Some SASA members were also motivated to demonstrate because of the $10 million benefactor the admissions building was named after, said Luriel Balaurea, a junior and SASA member. But Harrison said the chalk messages had nothing to do with Paul Queally, an alumnus and member of the Board of Trustees. 

In 2014, Queally was quoted making sexist and homophobic remarks in New York Magazine. Among them were statements ridiculing Hillary Clinton and Barney Frank, an openly gay congressman. Not long after, a public Facebook post surfaced of a picture Queally had posted with a homophobic slur in its caption. He has since apologized for his remarks, but some still feel discomfort seeing his name displayed on campus.

Kylie Britt, co-president of the LGBTQ organization Students Creating Opportunity, Pride and Equality (SCOPE), worried that displaying Queally's name would give a bad impression to prospective LGBTQ students. 
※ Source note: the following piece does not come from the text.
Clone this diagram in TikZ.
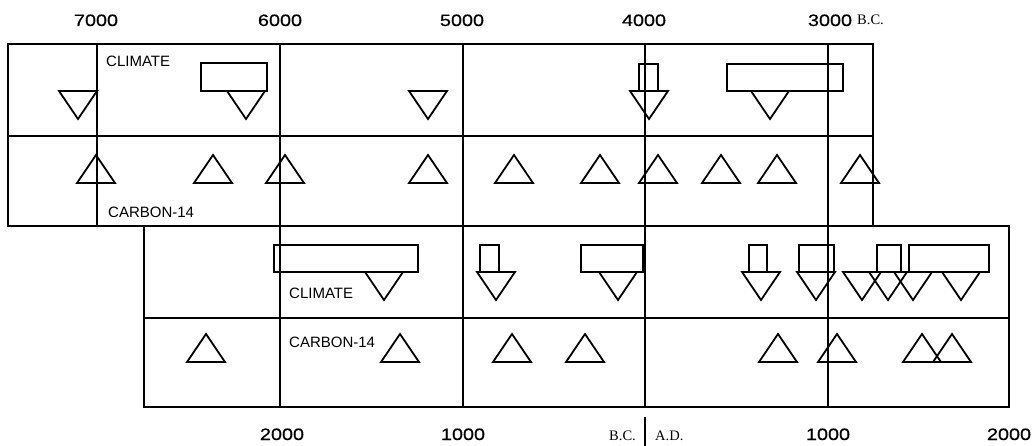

“All of the student activism to make queer students feel welcomed and valued on campus is diminished and overshadowed by a student center that boasts the name of a man who has been vocally disparaging to people with LGBTQ identities," Britt said.

Despite the impression SASA was hoping to make at the dedication, some thought their efforts went unnoticed. 

“No one seemed to really pay attention to it,” said Griffin Meyers, a freshman present at the event. “Everyone went about the event like normal.”

Maddy Dunbar, co-president of WILL*, a WGSS-affiliated student organization, still applauded SASA’s efforts. 

“While I believe that the Queally center is a great resource for our campus, I am disappointed that it bares the name of a man who has said many sexist, transphobic and homophobic things," Dunbar said. "As a student leader, I am glad to see a group like SASA using the dedication to make a statement about issues on our campus.”